Lessons Learned from Selling Three Businesses

A short time ago I closed on selling my third business. When I posted about it, many people asked for more details. 

While I can’t share terms or specifics regarding any of the transactions, as I’m bound by confidentiality clauses in the sale agreements, what I am sharing are lessons – many around mindset – that I’ve learned along the way.

(Quick background about me: I’ve founded three companies, all in the enterprise software space, two in California and one in Singapore. I’ve recently sold the last one. I also acquired one company, was involved in a few other acquisitions, participated in an industry roll-up, and coached many business owners through the process.)

If you are negotiating a large transaction, whether a merger, acquisition, or something else, this post should be valuable to you.

1. These things aren’t quick.

Transactions such as these aren’t sprints; they are marathons. Between agreeing on a price, due diligence, and negotiating the contract, you’re taking months at the very soonest. Set your expectations accordingly.

2. Time kills all deals.

Even though the process won’t be quick, ensure each step has a timeline and urgency. If not, you’ll lose momentum, and the deal may die.

I was going to sell a company to one buyer who was extremely slow getting back to me. What should have taken four to five months took a whole year. Just before we were going to sign, my company had their most profitable two months ever – by a long shot. I thought it would continue and so I pulled out of the deal.

(Then, the next month, we lost a whole load of money. True story.)

3. Know the other side’s motivation.

It’s important to know why they want to buy your company or why they want to sell theirs. Make sure you truly understand what’s important to them. Some want the best price, others want to ensure they are keeping the most employees (talent), and others want it for intellectual property. Knowing why will make negotiations go much quicker, and there’s more of a chance everyone walks away satisfied.

4. Know YOUR motivations.

Personally, while the end dollar amount is important, I also value speed and simplicity. And I have an emotional tie to my companies, employees, and products. I want them to all have a good home.

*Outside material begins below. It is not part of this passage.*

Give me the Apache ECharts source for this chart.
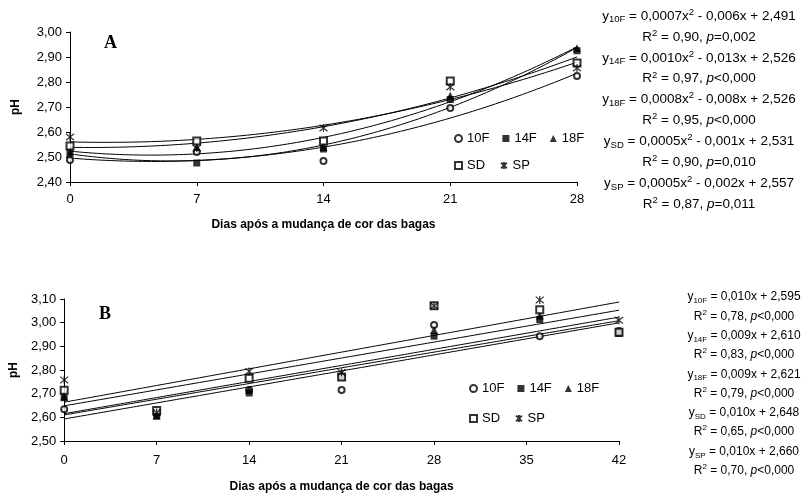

5. Know the other side’s personality.

Do the people or companies on the other side of the table have a track record of screwing people over or going to court? Some are very quick to get lawyers involved, and others hate to spend money on attorneys. Knowing their history and their tendencies should guide you on how specific and strict you need to be in the contract negotiations.

6. Get Creative.

In EVERY deal I’ve been in, there’s been creative thinking needed. Whether it’s payment structure, intellectual property issues, or one of the many contract clauses, what would initially seem like a big problem was solved by thinking outside the box.

7. Prepare for the Curveball.

At least once in each deal, something unexpected happened, and they seemed like they would fall apart, often at the last minute. I even read somewhere that 50% of all deals fail after everything’s been negotiated already. Be ready for this to happen on your deal, and when it does, calm yourself and everyone else so you can “get creative” without being derailed by emotions.

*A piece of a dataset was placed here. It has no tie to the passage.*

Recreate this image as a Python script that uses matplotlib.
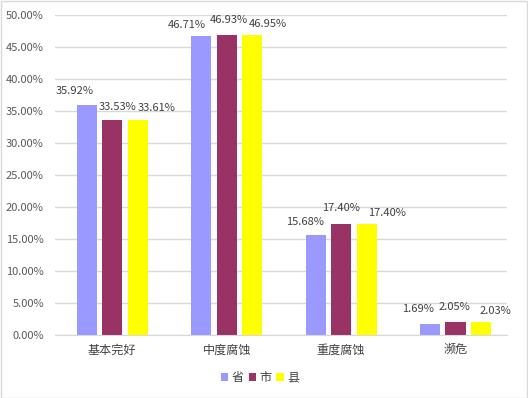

8. Have Another Set of Eyes.

It’s a good practice to have someone from your end attend all the calls and meetings with you to catch things you may have missed, and you can run things by. Sometimes your attorney can fill this role if they have the business acumen. (Mine does, drop a note for an intro.)

9. Pick your Spots.

If you haven’t been through a process like this before, it will be overwhelming when you see the first draft of the contract. Go through it with your attorney or advisors, then figure out what’s important to you in the negotiation because if you try to negotiate each clause, you’ll be there forever.

10. Always want it to happen, just “not that much…”

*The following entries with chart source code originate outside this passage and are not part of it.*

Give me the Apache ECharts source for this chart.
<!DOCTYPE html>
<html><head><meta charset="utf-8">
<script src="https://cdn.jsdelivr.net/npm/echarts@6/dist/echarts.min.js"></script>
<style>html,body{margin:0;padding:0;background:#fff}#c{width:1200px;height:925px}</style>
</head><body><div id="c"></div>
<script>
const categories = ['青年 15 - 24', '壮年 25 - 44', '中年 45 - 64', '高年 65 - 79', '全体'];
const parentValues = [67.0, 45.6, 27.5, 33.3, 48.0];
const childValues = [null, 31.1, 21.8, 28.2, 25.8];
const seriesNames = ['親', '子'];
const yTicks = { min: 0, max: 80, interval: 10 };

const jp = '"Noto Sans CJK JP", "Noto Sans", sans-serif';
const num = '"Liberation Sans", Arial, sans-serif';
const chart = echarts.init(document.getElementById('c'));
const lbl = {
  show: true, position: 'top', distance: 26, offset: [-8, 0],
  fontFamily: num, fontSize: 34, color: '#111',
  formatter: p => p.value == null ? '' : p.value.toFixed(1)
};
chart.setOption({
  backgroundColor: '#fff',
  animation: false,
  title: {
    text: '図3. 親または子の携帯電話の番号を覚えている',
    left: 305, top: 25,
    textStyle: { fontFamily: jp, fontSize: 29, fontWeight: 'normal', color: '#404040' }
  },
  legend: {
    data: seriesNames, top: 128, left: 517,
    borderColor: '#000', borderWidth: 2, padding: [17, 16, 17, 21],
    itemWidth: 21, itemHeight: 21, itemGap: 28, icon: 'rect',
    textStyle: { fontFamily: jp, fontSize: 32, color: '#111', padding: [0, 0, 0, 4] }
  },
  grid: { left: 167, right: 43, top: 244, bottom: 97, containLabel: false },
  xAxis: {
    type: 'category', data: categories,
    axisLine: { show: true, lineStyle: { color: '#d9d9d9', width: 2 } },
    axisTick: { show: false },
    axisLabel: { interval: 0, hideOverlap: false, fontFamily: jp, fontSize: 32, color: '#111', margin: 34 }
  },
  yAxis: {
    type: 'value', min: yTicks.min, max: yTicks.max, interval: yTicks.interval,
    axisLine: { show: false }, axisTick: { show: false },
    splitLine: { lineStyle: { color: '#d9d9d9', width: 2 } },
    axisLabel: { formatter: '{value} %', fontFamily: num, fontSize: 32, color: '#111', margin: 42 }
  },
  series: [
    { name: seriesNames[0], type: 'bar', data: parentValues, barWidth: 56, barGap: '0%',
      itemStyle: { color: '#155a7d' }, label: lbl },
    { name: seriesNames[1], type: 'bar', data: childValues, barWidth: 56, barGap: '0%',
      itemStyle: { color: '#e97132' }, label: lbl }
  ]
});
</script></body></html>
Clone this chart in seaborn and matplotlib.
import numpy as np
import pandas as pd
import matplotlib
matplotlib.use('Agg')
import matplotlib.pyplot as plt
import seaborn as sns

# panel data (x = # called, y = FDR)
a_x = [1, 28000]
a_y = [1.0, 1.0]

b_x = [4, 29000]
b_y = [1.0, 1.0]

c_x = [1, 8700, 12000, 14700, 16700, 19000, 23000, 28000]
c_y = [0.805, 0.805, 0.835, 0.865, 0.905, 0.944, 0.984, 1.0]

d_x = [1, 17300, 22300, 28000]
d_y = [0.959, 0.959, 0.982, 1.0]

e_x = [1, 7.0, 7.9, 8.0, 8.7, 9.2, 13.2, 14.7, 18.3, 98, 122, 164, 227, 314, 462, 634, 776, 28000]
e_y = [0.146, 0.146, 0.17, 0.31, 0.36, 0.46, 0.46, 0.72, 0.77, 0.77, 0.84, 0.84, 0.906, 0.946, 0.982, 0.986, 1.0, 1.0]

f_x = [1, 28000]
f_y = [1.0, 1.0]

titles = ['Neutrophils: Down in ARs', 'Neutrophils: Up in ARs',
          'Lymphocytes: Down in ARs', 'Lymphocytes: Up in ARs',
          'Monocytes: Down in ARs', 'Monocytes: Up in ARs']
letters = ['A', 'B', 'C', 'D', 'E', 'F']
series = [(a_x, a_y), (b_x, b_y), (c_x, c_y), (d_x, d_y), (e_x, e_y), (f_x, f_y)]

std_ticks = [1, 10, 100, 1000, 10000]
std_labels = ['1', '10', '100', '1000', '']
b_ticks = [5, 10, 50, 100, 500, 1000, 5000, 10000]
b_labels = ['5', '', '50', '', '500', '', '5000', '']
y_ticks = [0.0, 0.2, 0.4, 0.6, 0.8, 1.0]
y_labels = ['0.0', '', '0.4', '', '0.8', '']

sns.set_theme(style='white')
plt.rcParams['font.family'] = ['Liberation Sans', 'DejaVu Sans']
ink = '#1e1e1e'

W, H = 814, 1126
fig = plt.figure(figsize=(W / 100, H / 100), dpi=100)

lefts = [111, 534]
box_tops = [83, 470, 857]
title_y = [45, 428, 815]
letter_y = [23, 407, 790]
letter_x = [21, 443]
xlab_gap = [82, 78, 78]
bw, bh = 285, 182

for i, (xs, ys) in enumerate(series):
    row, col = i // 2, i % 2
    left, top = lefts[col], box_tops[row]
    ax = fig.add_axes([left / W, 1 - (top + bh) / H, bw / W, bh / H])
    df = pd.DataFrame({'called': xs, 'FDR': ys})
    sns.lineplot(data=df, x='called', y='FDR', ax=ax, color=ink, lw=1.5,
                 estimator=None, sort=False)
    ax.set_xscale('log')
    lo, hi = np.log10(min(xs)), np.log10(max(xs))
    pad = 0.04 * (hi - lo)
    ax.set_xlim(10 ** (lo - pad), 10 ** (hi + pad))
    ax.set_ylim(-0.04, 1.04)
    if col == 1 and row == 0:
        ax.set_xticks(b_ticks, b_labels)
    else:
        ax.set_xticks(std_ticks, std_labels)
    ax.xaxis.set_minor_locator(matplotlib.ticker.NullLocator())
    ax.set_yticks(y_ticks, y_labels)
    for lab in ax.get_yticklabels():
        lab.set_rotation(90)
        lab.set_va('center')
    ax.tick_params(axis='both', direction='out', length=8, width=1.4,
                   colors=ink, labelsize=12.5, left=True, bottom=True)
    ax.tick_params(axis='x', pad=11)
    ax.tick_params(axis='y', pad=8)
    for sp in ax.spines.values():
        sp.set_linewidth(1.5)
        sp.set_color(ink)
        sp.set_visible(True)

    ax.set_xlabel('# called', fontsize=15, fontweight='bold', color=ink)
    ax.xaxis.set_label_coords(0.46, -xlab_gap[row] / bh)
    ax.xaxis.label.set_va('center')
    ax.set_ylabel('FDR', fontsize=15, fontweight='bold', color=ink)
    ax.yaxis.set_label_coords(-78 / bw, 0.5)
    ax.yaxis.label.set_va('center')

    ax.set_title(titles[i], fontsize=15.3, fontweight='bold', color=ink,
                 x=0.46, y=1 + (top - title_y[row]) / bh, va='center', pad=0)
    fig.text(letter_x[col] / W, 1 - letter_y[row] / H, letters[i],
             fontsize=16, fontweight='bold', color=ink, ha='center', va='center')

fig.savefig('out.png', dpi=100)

A good friend of mine, Ron Harrell, told me that in a negotiation, he wants the deal to go through…to a point. The moment you “have” to have the deal close, you lose your leverage and your edge. Always keep in the back of your mind that it may not go through, and be OK with that.

11. It’s not done until the money is in the bank

My wife kept asking, “can we celebrate yet”? Even after the contracts were agreed upon, and later signed, I told her no. Not yet. When my bank account increased by the right amount, then yes, we could celebrate. Don’t stop running before the finish line; see it through until the very end.

I like negotiating these deals. They are complex and require a steady, sharp mind while communicating with other parties who have their own priorities. They are emotional, with a lot of ups and downs, though getting to the end is very rewarding. 

Hopefully, you’ve received a few tips on your next negotiation. 

(The pic is of me holding a million dollars in cash – not related to the sale, nor was my money, though a fun memory!)